Brant takes a circus-daredevil-sized risk in laying out the entire story in interwoven monologues delivered by the various characters. It's a conceit that's almost anti-theatrical, since it never allows for any direct interaction among the characters, and sustaining it for an entire play without losing dramatic momentum is a helluva challenge. But Brant's writing is vivid enough to make it work, and like the juggling joey in whiteface here (an engagingly expressive Ben Schave), he keeps all the balls in the air. His approach transforms the story into an oral history with constantly shifting perspectives that show us anew how perceptions of an event can differ and speak to the nature of communal experience and community itself. We're witness to the witnesses, whose sense of the past has been colored by what they saw and where they stood – inside or outside the community; the observations of the Hungry Townsperson, drolly delivered by Matrex Kilgore, remind us that this event took place in the South and at a time when lynchings typically involved men with dark skin rather than circus animals.

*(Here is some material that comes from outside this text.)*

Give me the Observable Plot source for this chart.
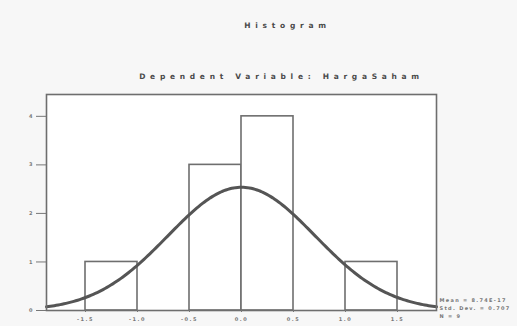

As the play moves through the killing of the inexperienced redheaded handler and the crowd's lust for the elephant's blood, the spinning of the story becomes more of a choral work, requiring the actors to be concerned not only with their own individual speeches but with the rhythm and flow of everyone's speeches, with the collective shaping of an image. Occasionally, the relative inexperience among the student performers leads some members of the cast to work the text too hard, but overall they're sensitive to the larger needs of the play, and guest director Laura Kepley fashions them into a fine ensemble, maneuvering them smoothly around scene designer Szu Feng Chen's spare but impressive wooden platform and ramp and towering scaffold and building their telling of this story to a tense, affecting climax. The descriptions of Mary's hanging are so sharp and sharply spoken, you feel the devastation of the characters who were there. They hanged the elephant, and though none of it was shown, you'd swear you saw it all.